* Problem statement
Your task is to copy the listing exactly. Drop any pictures from the copy.

>> Begin Data lines

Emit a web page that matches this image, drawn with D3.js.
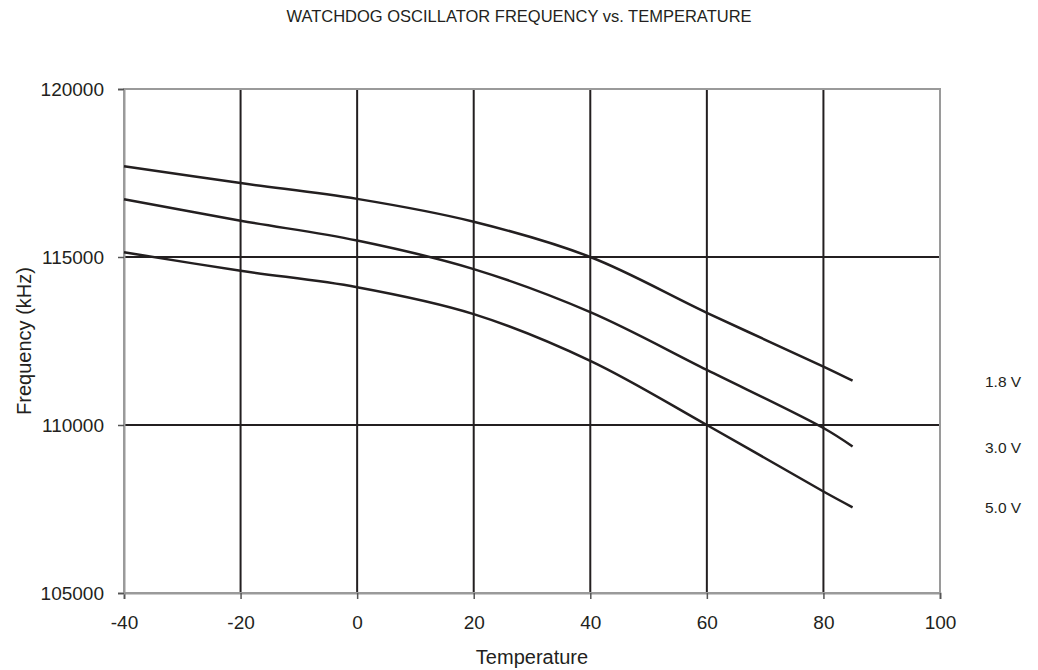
<!DOCTYPE html>
<html><head><meta charset="utf-8">
<script src="https://cdn.jsdelivr.net/npm/d3@7"></script>
<style>body{margin:0;background:#fff;} svg{display:block;font-family:"Liberation Sans",Arial,sans-serif;}</style>
</head><body>
<svg id="c" width="1038" height="670"></svg>
<script>
const temps = [-40, -20, 0, 20, 40, 60, 80, 85];
const v18 = [117700, 117200, 116730, 116050, 115000, 113340, 111740, 111320];
const v30 = [116720, 116080, 115490, 114640, 113360, 111640, 109910, 109360];
const v50 = [115140, 114590, 114100, 113300, 111910, 110000, 108020, 107550];
const seriesLabels = ["1.8 V", "3.0 V", "5.0 V"];
const xTicks = [-40, -20, 0, 20, 40, 60, 80, 100];
const yTicks = [105000, 110000, 115000, 120000];

const svg = d3.select("#c");
const L = 124, R = 940, T = 89, B = 593;
const x = d3.scaleLinear().domain([-40, 100]).range([L, R]);
const y = d3.scaleLinear().domain([105000, 120000]).range([B, T]);
const ink = "#231f20", frame = "#9a9a9a";
const FF = "Liberation Sans, Arial, sans-serif";

svg.append("text").attr("x", 519).attr("y", 22).attr("text-anchor", "middle")
  .attr("font-size", 16.5).attr("fill", ink).text("WATCHDOG OSCILLATOR FREQUENCY vs. TEMPERATURE");

// interior gridlines
const g = svg.append("g");
g.selectAll("line.vx").data(xTicks.filter(d => d > -40 && d < 100)).join("line")
  .attr("x1", d => x(d)).attr("x2", d => x(d)).attr("y1", T).attr("y2", B)
  .attr("stroke", ink).attr("stroke-width", 2);
g.selectAll("line.hy").data(yTicks.filter(d => d > 105000 && d < 120000)).join("line")
  .attr("y1", d => y(d)).attr("y2", d => y(d)).attr("x1", L).attr("x2", R)
  .attr("stroke", ink).attr("stroke-width", 2);

// frame
svg.append("rect").attr("x", L).attr("y", T).attr("width", R - L).attr("height", B - T)
  .attr("fill", "none").attr("stroke", frame).attr("stroke-width", 2);

// axes
const xa = svg.append("g").attr("transform", `translate(0,${B})`)
  .call(d3.axisBottom(x).tickValues(xTicks).tickSize(6).tickPadding(17).tickFormat(d => String(d)));
const ya = svg.append("g").attr("transform", `translate(${L},0)`)
  .call(d3.axisLeft(y).tickValues(yTicks).tickSize(6).tickPadding(14).tickFormat(d => String(d)));
[xa, ya].forEach(a => {
  a.attr("font-family", FF);
  a.select(".domain").attr("stroke", frame).attr("stroke-width", 2);
  a.selectAll(".tick line").attr("stroke", "#555").attr("stroke-width", 1.5);
  a.selectAll(".tick text").attr("font-size", 19).attr("fill", ink);
});

// curves
const line = d3.line().x(d => x(d[0])).y(d => y(d[1])).curve(d3.curveCatmullRom.alpha(0.5));
const all = [v18, v30, v50];
svg.append("g").selectAll("path").data(all).join("path")
  .attr("d", vals => line(temps.map((t, i) => [t, vals[i]])))
  .attr("fill", "none").attr("stroke", ink).attr("stroke-width", 2.5);

// series labels
svg.append("g").selectAll("text").data(all).join("text")
  .attr("x", 985).attr("y", d => y(d[d.length - 1]) + 6)
  .attr("font-size", 15.5).attr("fill", ink).text((d, i) => seriesLabels[i]);

// axis titles
svg.append("text").attr("x", 532).attr("y", 664).attr("text-anchor", "middle")
  .attr("font-size", 20).attr("fill", ink).text("Temperature");
svg.append("text").attr("transform", `translate(31,${(267 + 415) / 2}) rotate(-90)`)
  .attr("text-anchor", "middle").attr("font-size", 20).attr("fill", ink).text("Frequency (kHz)");
</script>
</body></html>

>> End Data lines

* Exercise result
Emit a web page that matches this image, drawn with D3.js.
<!DOCTYPE html>
<html><head><meta charset="utf-8">
<script src="https://cdn.jsdelivr.net/npm/d3@7"></script>
<style>body{margin:0;background:#fff;} svg{display:block;font-family:"Liberation Sans",Arial,sans-serif;}</style>
</head><body>
<svg id="c" width="1038" height="670"></svg>
<script>
const temps = [-40, -20, 0, 20, 40, 60, 80, 85];
const v18 = [117700, 117200, 116730, 116050, 115000, 113340, 111740, 111320];
const v30 = [116720, 116080, 115490, 114640, 113360, 111640, 109910, 109360];
const v50 = [115140, 114590, 114100, 113300, 111910, 110000, 108020, 107550];
const seriesLabels = ["1.8 V", "3.0 V", "5.0 V"];
const xTicks = [-40, -20, 0, 20, 40, 60, 80, 100];
const yTicks = [105000, 110000, 115000, 120000];

const svg = d3.select("#c");
const L = 124, R = 940, T = 89, B = 593;
const x = d3.scaleLinear().domain([-40, 100]).range([L, R]);
const y = d3.scaleLinear().domain([105000, 120000]).range([B, T]);
const ink = "#231f20", frame = "#9a9a9a";
const FF = "Liberation Sans, Arial, sans-serif";

svg.append("text").attr("x", 519).attr("y", 22).attr("text-anchor", "middle")
  .attr("font-size", 16.5).attr("fill", ink).text("WATCHDOG OSCILLATOR FREQUENCY vs. TEMPERATURE");

// interior gridlines
const g = svg.append("g");
g.selectAll("line.vx").data(xTicks.filter(d => d > -40 && d < 100)).join("line")
  .attr("x1", d => x(d)).attr("x2", d => x(d)).attr("y1", T).attr("y2", B)
  .attr("stroke", ink).attr("stroke-width", 2);
g.selectAll("line.hy").data(yTicks.filter(d => d > 105000 && d < 120000)).join("line")
  .attr("y1", d => y(d)).attr("y2", d => y(d)).attr("x1", L).attr("x2", R)
  .attr("stroke", ink).attr("stroke-width", 2);

// frame
svg.append("rect").attr("x", L).attr("y", T).attr("width", R - L).attr("height", B - T)
  .attr("fill", "none").attr("stroke", frame).attr("stroke-width", 2);

// axes
const xa = svg.append("g").attr("transform", `translate(0,${B})`)
  .call(d3.axisBottom(x).tickValues(xTicks).tickSize(6).tickPadding(17).tickFormat(d => String(d)));
const ya = svg.append("g").attr("transform", `translate(${L},0)`)
  .call(d3.axisLeft(y).tickValues(yTicks).tickSize(6).tickPadding(14).tickFormat(d => String(d)));
[xa, ya].forEach(a => {
  a.attr("font-family", FF);
  a.select(".domain").attr("stroke", frame).attr("stroke-width", 2);
  a.selectAll(".tick line").attr("stroke", "#555").attr("stroke-width", 1.5);
  a.selectAll(".tick text").attr("font-size", 19).attr("fill", ink);
});

// curves
const line = d3.line().x(d => x(d[0])).y(d => y(d[1])).curve(d3.curveCatmullRom.alpha(0.5));
const all = [v18, v30, v50];
svg.append("g").selectAll("path").data(all).join("path")
  .attr("d", vals => line(temps.map((t, i) => [t, vals[i]])))
  .attr("fill", "none").attr("stroke", ink).attr("stroke-width", 2.5);

// series labels
svg.append("g").selectAll("text").data(all).join("text")
  .attr("x", 985).attr("y", d => y(d[d.length - 1]) + 6)
  .attr("font-size", 15.5).attr("fill", ink).text((d, i) => seriesLabels[i]);

// axis titles
svg.append("text").attr("x", 532).attr("y", 664).attr("text-anchor", "middle")
  .attr("font-size", 20).attr("fill", ink).text("Temperature");
svg.append("text").attr("transform", `translate(31,${(267 + 415) / 2}) rotate(-90)`)
  .attr("text-anchor", "middle").attr("font-size", 20).attr("fill", ink).text("Frequency (kHz)");
</script>
</body></html>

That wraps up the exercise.